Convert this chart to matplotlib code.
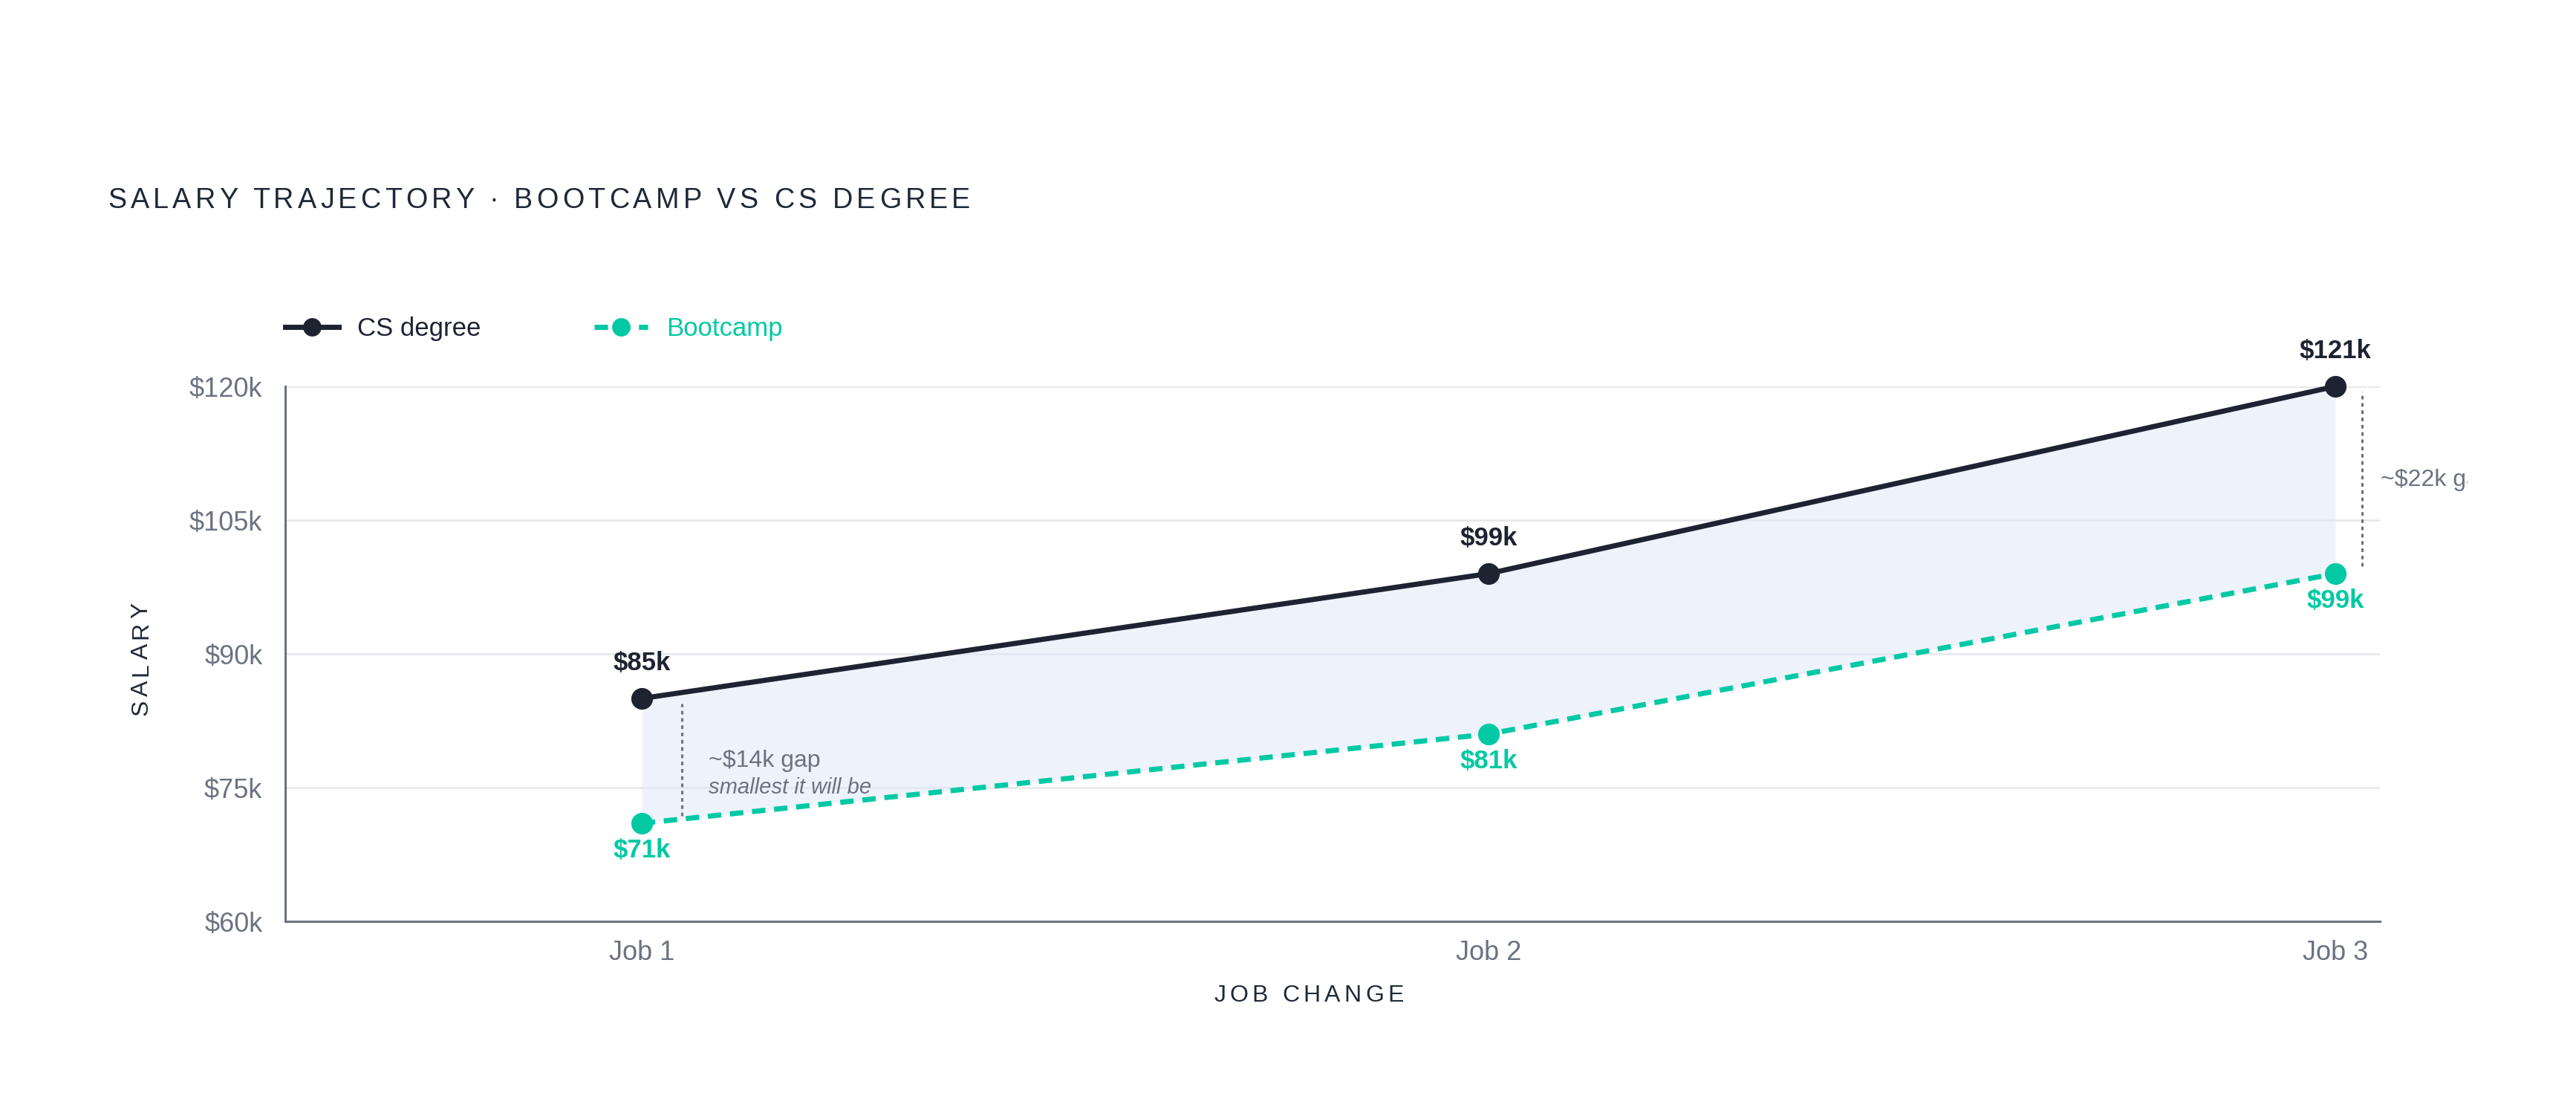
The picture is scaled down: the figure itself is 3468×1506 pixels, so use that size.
import numpy as np
import matplotlib.pyplot as plt
from matplotlib.font_manager import FontProperties
from matplotlib import transforms

plt.rcParams['font.family'] = ['Liberation Sans', 'DejaVu Sans']

# salaries in $k
jobs = ['Job 1', 'Job 2', 'Job 3']
cs_degree = [85, 99, 121]
bootcamp = [71, 81, 99]
y_ticks = [60, 75, 90, 105, 120]

title = 'SALARY TRAJECTORY · BOOTCAMP VS CS DEGREE'
x_title = 'JOB CHANGE'
y_title = 'SALARY'

NAVY = '#1e2332'
TEAL = '#00c9a4'
GRAY = '#6b7280'
GRID = '#e5e7eb'
INK = '#1f2937'

W, H = 3468, 1506
DPI = 200
fig = plt.figure(figsize=(W / DPI, H / DPI), dpi=DPI)
ax = fig.add_axes([384 / W, 1 - 1240 / H, (3204 - 384) / W, 720 / H])

x = np.arange(len(jobs))
ymin, ymax = y_ticks[0], y_ticks[-1]
cs_plot = np.clip(cs_degree, ymin, ymax)  # scale is clamped to the axis
bc_plot = np.clip(bootcamp, ymin, ymax)

ax.set_xlim(-0.421, 2.0526)
ax.set_ylim(ymin, ymax)
ax.set_yticks(y_ticks)
ax.set_yticklabels([f'${v}k' for v in y_ticks])
ax.set_xticks(x)
ax.set_xticklabels(jobs)
ax.tick_params(length=0, labelsize=13, labelcolor=GRAY)
ax.tick_params(axis='y', pad=11)
ax.tick_params(axis='x', pad=9)
for s in ['top', 'right']:
    ax.spines[s].set_visible(False)
for s in ['left', 'bottom']:
    ax.spines[s].set_color(GRAY)
    ax.spines[s].set_linewidth(1.1)
ax.grid(axis='y', color=GRID, lw=0.9)
ax.set_axisbelow(True)

# gap band
ax.fill_between(x, bc_plot, cs_plot, color='#dfe7f9', alpha=0.5, lw=0, zorder=1)

ax.plot(x, cs_plot, color=NAVY, lw=2.5, marker='o', ms=10.5, mew=0,
        label='CS degree', zorder=4, clip_on=False)
ax.plot(x, bc_plot, color=TEAL, lw=2.5, ls=(0, (2.6, 1.7)), marker='o', ms=10.5,
        mew=0, label='Bootcamp', zorder=4, clip_on=False)

# value labels
for xi, v, vp in zip(x, cs_degree, cs_plot):
    ax.annotate(f'${v}k', (xi, vp), xytext=(0, 17), textcoords='offset points',
                ha='center', va='center', fontsize=12.5, fontweight='bold', color=NAVY)
for xi, v, vp in zip(x, bootcamp, bc_plot):
    ax.annotate(f'${v}k', (xi, vp), xytext=(0, -13), textcoords='offset points',
                ha='center', va='center', fontsize=12.5, fontweight='bold', color=TEAL)

# gap callouts at first and last job
clip = transforms.TransformedBbox(transforms.Bbox([[0, 0], [3322 / W, 1]]), fig.transFigure)
notes = {0: ('smallest it will be', 19.4, 32.4), 2: (None, 13.0, 22.0)}
for i, (sub, line_dx, text_dx) in notes.items():
    gap = cs_degree[i] - bootcamp[i]
    tr_line = transforms.offset_copy(ax.transData, fig, x=line_dx, y=0, units='points')
    ax.plot([x[i], x[i]], [bc_plot[i] + 0.85, cs_plot[i] - 0.6], color=GRAY, lw=1.1,
            ls=(0, (1.6, 1.6)), transform=tr_line, zorder=3, clip_on=False)
    mid = (bc_plot[i] + cs_plot[i]) / 2
    tr_txt = transforms.offset_copy(ax.transData, fig, x=text_dx, y=0, units='points')
    t = fig.text(x[i], mid, f'~${gap}k gap', transform=tr_txt, ha='left', va='center',
                 fontsize=11.5, color=GRAY)
    t.set_clip_box(clip)
    t.set_clip_on(True)
    if sub:
        tr_sub = transforms.offset_copy(ax.transData, fig, x=text_dx, y=-13, units='points')
        fig.text(x[i], mid, sub, transform=tr_sub, ha='left', va='center', fontsize=10.5,
                 style='italic', color=GRAY)

leg = ax.legend(loc='center left', bbox_to_anchor=(0, 1.108), ncol=2, frameon=False,
                fontsize=12.5, handlelength=2.07, handletextpad=0.72, columnspacing=4.4,
                borderpad=0, borderaxespad=0, markerscale=0.85, labelcolor='linecolor')

# letter-spaced labels
renderer = fig.canvas.get_renderer()


def tracked(x_px, y_px, s, size, track_px=5.2, vertical=False, center=False, color=INK):
    prop = FontProperties(size=size)

    def width(t):
        return renderer.get_text_width_height_descent(t, prop, ismath=False)[0]

    adv = [0.0] + [width(s[:i] + '|') - width('|') for i in range(1, len(s))]
    pos = [a + i * track_px for i, a in enumerate(adv)]
    shift = -(pos[-1] + width(s[-1])) / 2 if center else 0
    for ch, p in zip(s, pos):
        if ch == ' ':
            continue
        if vertical:
            fig.text(x_px / W, 1 - (y_px - p - shift) / H, ch, rotation=90,
                     rotation_mode='anchor', ha='left', va='baseline', fontsize=size, color=color)
        else:
            fig.text((x_px + p + shift) / W, 1 - y_px / H, ch, ha='left', va='baseline',
                     fontsize=size, color=color)


tracked(145, 280, title, 13.6, track_px=5.3)
tracked(1762, 1348.5, x_title, 11.5, center=True)
tracked(198.5, 887, y_title, 11.5, vertical=True, center=True)

fig.savefig('out.png', dpi=DPI)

#####

* **TASK DIRECTIONS**
Begin with the line containing "The picture is", end with the line containing "mew=0, label='Bootcamp', zorder=4, clip_on=False)", and transcribe exactly every line in that span, with nothing added.

* **SOLUTION FOR THIS PROBLEM**
The picture is scaled down: the figure itself is 3468×1506 pixels, so use that size.
import numpy as np
import matplotlib.pyplot as plt
from matplotlib.font_manager import FontProperties
from matplotlib import transforms

plt.rcParams['font.family'] = ['Liberation Sans', 'DejaVu Sans']

# salaries in $k
jobs = ['Job 1', 'Job 2', 'Job 3']
cs_degree = [85, 99, 121]
bootcamp = [71, 81, 99]
y_ticks = [60, 75, 90, 105, 120]

title = 'SALARY TRAJECTORY · BOOTCAMP VS CS DEGREE'
x_title = 'JOB CHANGE'
y_title = 'SALARY'

NAVY = '#1e2332'
TEAL = '#00c9a4'
GRAY = '#6b7280'
GRID = '#e5e7eb'
INK = '#1f2937'

W, H = 3468, 1506
DPI = 200
fig = plt.figure(figsize=(W / DPI, H / DPI), dpi=DPI)
ax = fig.add_axes([384 / W, 1 - 1240 / H, (3204 - 384) / W, 720 / H])

x = np.arange(len(jobs))
ymin, ymax = y_ticks[0], y_ticks[-1]
cs_plot = np.clip(cs_degree, ymin, ymax)  # scale is clamped to the axis
bc_plot = np.clip(bootcamp, ymin, ymax)

ax.set_xlim(-0.421, 2.0526)
ax.set_ylim(ymin, ymax)
ax.set_yticks(y_ticks)
ax.set_yticklabels([f'${v}k' for v in y_ticks])
ax.set_xticks(x)
ax.set_xticklabels(jobs)
ax.tick_params(length=0, labelsize=13, labelcolor=GRAY)
ax.tick_params(axis='y', pad=11)
ax.tick_params(axis='x', pad=9)
for s in ['top', 'right']:
    ax.spines[s].set_visible(False)
for s in ['left', 'bottom']:
    ax.spines[s].set_color(GRAY)
    ax.spines[s].set_linewidth(1.1)
ax.grid(axis='y', color=GRID, lw=0.9)
ax.set_axisbelow(True)

# gap band
ax.fill_between(x, bc_plot, cs_plot, color='#dfe7f9', alpha=0.5, lw=0, zorder=1)

ax.plot(x, cs_plot, color=NAVY, lw=2.5, marker='o', ms=10.5, mew=0,
        label='CS degree', zorder=4, clip_on=False)
ax.plot(x, bc_plot, color=TEAL, lw=2.5, ls=(0, (2.6, 1.7)), marker='o', ms=10.5,
        mew=0, label='Bootcamp', zorder=4, clip_on=False)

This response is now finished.